According to Sandage (2006), bankruptcy can be described as the inability of an individual or business entity to pay debts owed to them. When an individual or entity files for bankruptcy and they are declared so, they can be exonerated from major debts that they owe. There are times in history when cases for bankruptcy have been high, depending on the economic status at the time.
For example, according to Irby (2010), bankruptcies increase during times of economic hardships.
There are different types of bankruptcies in the United States of America and elsewhere in the world. In the United States of America, bankruptcies are named according to the chapter of the bankruptcy law that they fall under (Balleisen, 2001).

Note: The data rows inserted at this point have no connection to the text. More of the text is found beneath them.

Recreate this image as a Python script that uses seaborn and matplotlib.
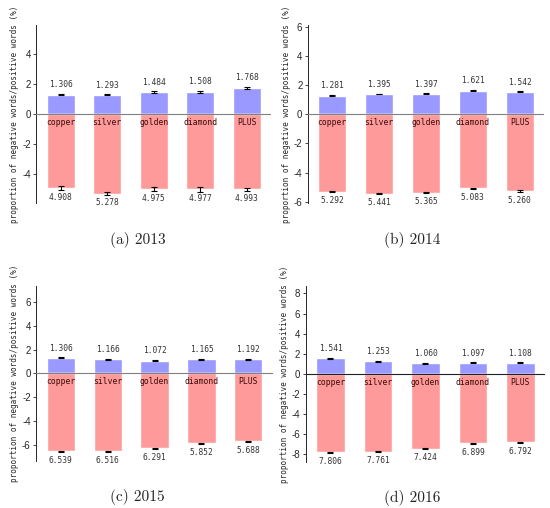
import numpy as np
import pandas as pd
import seaborn as sns
import matplotlib
matplotlib.use('Agg')
import matplotlib.pyplot as plt
from matplotlib.ticker import MultipleLocator

# Datos
categorias = ['copper', 'silver', 'golden', 'diamond', 'PLUS']
paneles = ['(a) 2013', '(b) 2014', '(c) 2015', '(d) 2016']

pos_2013 = [1.306, 1.293, 1.484, 1.508, 1.768]
neg_2013 = [4.908, 5.278, 4.975, 4.977, 4.993]
pos_2014 = [1.281, 1.395, 1.397, 1.621, 1.542]
neg_2014 = [5.292, 5.441, 5.365, 5.083, 5.260]
pos_2015 = [1.306, 1.166, 1.072, 1.165, 1.192]
neg_2015 = [6.539, 6.516, 6.291, 5.852, 5.688]
pos_2016 = [1.541, 1.253, 1.060, 1.097, 1.108]
neg_2016 = [7.806, 7.761, 7.424, 6.899, 6.792]

# Errores estimados (semiamplitud)
err_pos_2013 = [0.04, 0.04, 0.04, 0.06, 0.08]
err_neg_2013 = [0.12, 0.10, 0.12, 0.17, 0.10]
err_pos_2014 = [0.03, 0.03, 0.03, 0.03, 0.03]
err_neg_2014 = [0.04, 0.04, 0.03, 0.04, 0.04]
err_pos_2015 = [0.03, 0.03, 0.03, 0.03, 0.04]
err_neg_2015 = [0.05, 0.05, 0.04, 0.05, 0.05]
err_pos_2016 = [0.04, 0.04, 0.04, 0.04, 0.04]
err_neg_2016 = [0.05, 0.05, 0.05, 0.05, 0.05]

sns.set_style('ticks')
plt.rcParams['font.family'] = ['Liberation Sans', 'DejaVu Sans']
plt.rcParams['axes.unicode_minus'] = False

MONO = 'DejaVu Sans Mono'
AZUL = '#9999ff'
ROJO = '#ff9a9a'

fig = plt.figure(figsize=(5.5, 5.08), dpi=100)

# posiciones de los ejes [izq, abajo, ancho, alto]
rects = [
    [0.066, 0.600, 0.427, 0.350],
    [0.560, 0.600, 0.429, 0.350],
    [0.066, 0.093, 0.430, 0.344],
    [0.556, 0.091, 0.435, 0.346],
]
datos = [
    (pos_2013, neg_2013, err_pos_2013, err_neg_2013),
    (pos_2014, neg_2014, err_pos_2014, err_neg_2014),
    (pos_2015, neg_2015, err_pos_2015, err_neg_2015),
    (pos_2016, neg_2016, err_pos_2016, err_neg_2016),
]
color_cero = ['#808080', '#808080', '#808080', '#222222']

for i, (rect, (pos, neg, epos, eneg)) in enumerate(zip(rects, datos)):
    ax = fig.add_axes(rect)
    df = pd.DataFrame({'cat': categorias, 'pos': pos,
                       'neg': -np.array(neg)})

    sns.barplot(data=df, x='cat', y='pos', color=AZUL, width=0.6,
                saturation=1, errorbar=None, ax=ax)
    sns.barplot(data=df, x='cat', y='neg', color=ROJO, width=0.6,
                saturation=1, errorbar=None, ax=ax)

    barras = ax.patches
    centros = [b.get_x() + b.get_width() / 2 for b in barras[:len(categorias)]]

    # Barras de error
    ax.errorbar(centros, df['pos'], yerr=epos, fmt='none', ecolor='black',
                elinewidth=0.8, capsize=2.2, capthick=0.8, zorder=3)
    ax.errorbar(centros, df['neg'], yerr=eneg, fmt='none', ecolor='black',
                elinewidth=0.8, capsize=2.2, capthick=0.8, zorder=3)

    # Etiquetas de valores y categorias
    for x, p, n, c in zip(centros, df['pos'], df['neg'], categorias):
        ax.annotate(f'{p:.3f}', (x, p), xytext=(0, 7), textcoords='offset points',
                    ha='center', va='center', fontsize=5.7, family=MONO,
                    color='#333333')
        ax.annotate(f'{-n:.3f}', (x, n), xytext=(0, -6.5), textcoords='offset points',
                    ha='center', va='center', fontsize=5.7, family=MONO,
                    color='#333333')
        ax.annotate(c, (x, 0), xytext=(0, -6), textcoords='offset points',
                    ha='center', va='center', fontsize=5.8, family=MONO,
                    color='#3a0a0a')

    lim = 1.12 * max(neg)
    ax.set_ylim(-lim, lim)
    ax.set_xlim(-0.52, len(categorias) - 0.48)
    ax.axhline(0, color=color_cero[i], linewidth=0.8, zorder=4)

    ax.yaxis.set_major_locator(MultipleLocator(2))
    ax.tick_params(axis='y', labelsize=7, length=2.5, width=0.6, pad=1.5)
    ax.set_xticks([])
    ax.set_xlabel('')
    ax.set_ylabel('proportion of negative words/positive words (%)',
                  fontsize=5.5, family=MONO, labelpad=2)
    sns.despine(ax=ax, bottom=True)
    ax.spines['left'].set_linewidth(0.7)

    # Titulo del panel
    fig.text(0.25 if i % 2 == 0 else 0.75, rect[1] - 0.072, paneles[i],
             ha='center', va='center', fontsize=11, family='cmr10')

fig.savefig('out.png', dpi=100)
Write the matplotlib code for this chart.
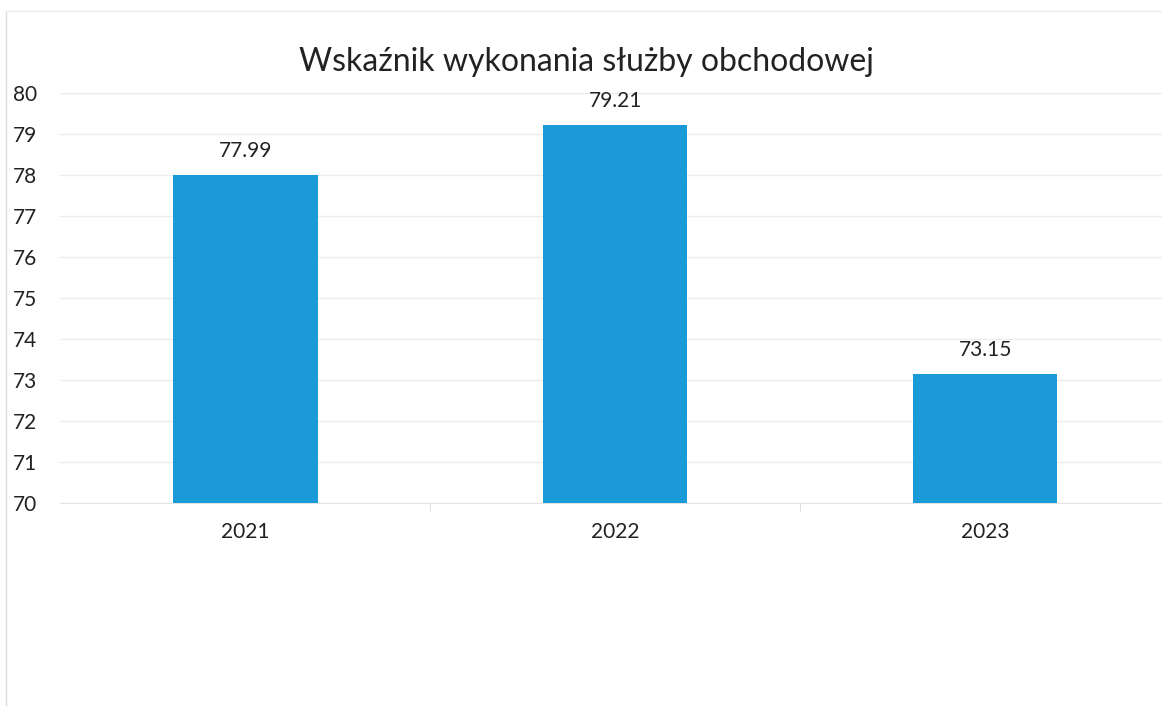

There are three main classifications of bankruptcies under this classification. These are chapter 7 bankruptcy, chapter 11 and chapter 13 bankruptcies. There are different eligibilities for these bankruptcies.

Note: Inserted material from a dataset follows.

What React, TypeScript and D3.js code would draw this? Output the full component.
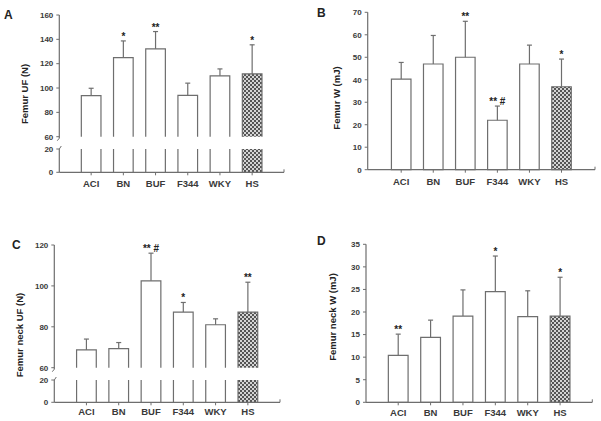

Chapter 7 is the most common of these bankruptcies, and it is what most people refer to when they talk of personal bankruptcy. Silverman & Grabianowski (2010) also refer to this as the straight bankruptcy.
In this type of bankruptcy, the assets of the debtor are sold and the proceeds are used to pay the creditors (Silverman & Grabianowski, 2010). When this happens, the creditors hold no right pertaining to the earnings that may be made by the debtor in the future.
For a person to file for chapter 7 bankruptcy, several criteria must be met. An individual residing in the United States, or who owns property or business in the country, is eligible for this bankruptcy (Reeder, 2010).
The intentions of the individual filing for bankruptcy under this chapter should not include getting out of debt. An individual who has no residual funds apart from expenses of his basic living is also eligible for this bankruptcy, given that they are indebted (Sandage, 2006).
Balleisen (2001) is of the view that a borrower with history of chapter 16 or 7 bankruptcies in the past six years is not eligible for this bankruptcy. Also, if the individual have tried to file for the same bankruptcy but which was unsuccessful in the last six months, they become automatically ineligible for this bankruptcy (Sandage, 2006).
There are many reasons that make people file for bankruptcy in the United States and other countries in the world. The borrower may do so if they wish to exonerate themselves from legal obligations to settle their debts. If the debt involves mortgage on a house, the individual may file for bankruptcy to avoid foreclosure of the same (Irby, 2010).
The borrower may also have the intention of stopping the creditor from repossessing their property. A person who was in debt when in employment, and after losing their employment feels that they may not be able to settle their debt, may also file for this bankruptcy (Reeder, 2010).
Bankruptcy has far reaching effects on the individual’s interest rates on loans and credit cards. This is given the fact that the borrower’s credit score card is negatively affected by a bankruptcy history (Sandage, 2006).
This is especially so considering the fact that the records of a bankruptcy remain on the individual’s credit file for at least ten years. This being the case, the individual is labeled as a high risk for future defaults, this means that interest rates on loan and credit cards are high to cover for this risk.
Irby (2010) is of the view the interest rates on credit cards may surpass 25% levels. For other loans, such incentives such 0% pay on APR is eliminated (Sandage, 2006).
In conclusion, it should be noted that individuals and organizations file for bankruptcy to prevent creditors from taking legal actions against them. While the idea behind the introduction of bankruptcy laws to protect the borrower may have been noble, there are cases where borrowers abuse the same.
This is for example when an individual files for bankruptcy after every seven years (Irby, 2010). This abuse makes it hard to recognize individuals who are genuine about bankruptcy filings.
Balleisen, E. (2001). Navigating failure: Bankruptcy and commercial society in Antebellum America. Chapel Hill: University of North Carolina Press.
Irby, L. (2010). Basic types of personal bankruptcy: Personal bankruptcy options for consumers. Retrieved 3 October, 2010 from http://credit.about.com/od/debtmanagementsolutions/a/bankruptcytypes.htm
Reeder, C. (2010). How bankruptcy affects interest rates on loans and credit cards. Retrieved 3 October, 2010, from http://ezinearticles.com/?How-Bankruptcy-Affects-Interest-Rates-on-Loans-and-Credit-Cards&id=211857
Sandage, S. A. (2006). Born losers: A history of failure in America. Cambridge, Mass.: Harvard University Press.